The point of a meta-analysis is to determine what the cumulation of studies shows to be the case, namely here that antiretroviral drugs cause bone loss. That a few studies did not report this is irrelevant, since those studies were included in the meta-analysis. Figure 1 shows details of 7 studies, 5 of which individually reported osteoporosis associated with ART, with an overall odds ratio of 2.38 (95% confidence interval 1.20, 4.75); the incidence of bone loss, as one would expect, was greater than of actual osteoporosis, with an odds ratio of 2.5. Protease inhibitors were specifically associated with osteoporosis at an overall odds ratio of 1.57; since this is markedly lower than the overall 2.38 for ART, evidently it is not only the protease inhibitors of HAART that cause bone loss.
And still the authors try somehow to exculpate antiretroviral treatment by emphasizing possibly confounding factors, such as that some longitudinal studies did not find increasing bone loss among HAART-treated individuals. But it is the initiation of HAART that needs to be examined, because bone loss is not rapid, and “the two published studies of treatment-naive HIV-infected patients show decreases in BMD with ART initiation”.
But let’s not accept the evidence too willingly:
“It is  not  clear,  however,  whether  the  decline  in  BMD observed with the initiation of ART can entirely account for  the  increased  prevalence  of  osteoporosis in  ART- treated  patients” [emphasis added].
Since bone loss tends to occur naturally as we age, and also in certain other conditions, for example after menopause in women, of course ART will not account “entirely” for all bone loss; it shouldn’t be expected to.
From the mainstream HIV/AIDS view, though, what is really needed, naturally, is more research:
“Further  longitudinal  studies  of  HIV  patients beginning therapy will be needed to clarify the effect of ART initiation and also provide information on the effect of individual antiretroviral agents on bone density”.
But how much does it matter if HAART does not “entirely” account for osteoporosis? Might it not be wise to abstain from HAART in the case of individuals whose only “symptoms” are being “HIV-positive” and having a CD4 count lower than that currently in vogue criterion (<200? <350? <500?) for beginning treatment?

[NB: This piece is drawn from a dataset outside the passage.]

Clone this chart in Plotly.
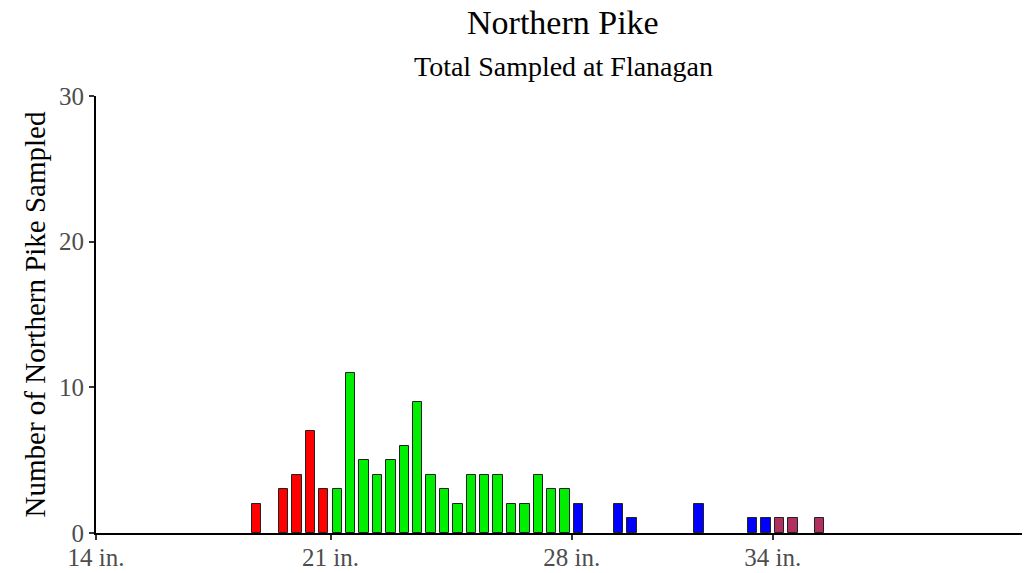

One Response to “HIV/AIDS grift”

  1. realpc920 said

    The mainstream sincerely believes in its approach, and this makes it hard for them to see clearly. It should be obvious that HAART is deadly, especially if taken for long periods. However, they see it as life-saving and health-restoring. Just the opposite of what it really is.

    Faith in drugs to cure or treat diseases results partly from the completely wrong idea that these drugs have improved health in general, and have lengthened the average life span.

    The drug companies are glad to take credit for our supposedly improving health. Cigarette smoking declines and heart disease and cancer mortality decrease somewhat, and the drug companies take credit.

    Infant mortality decreased during some period, dramatically raising the average life span, and the drug companies take credit. It must be the statins and the blood thinners and the chemotherapy.

    So, of course, they believe in HAART, no matter what the evidence.

    From what I have been able to find so far, HAART has never been shown to help AIDS patients, except during the first 2 years of treatment. Yet the mainstream still feels it is worth the horrible and deadly side effects.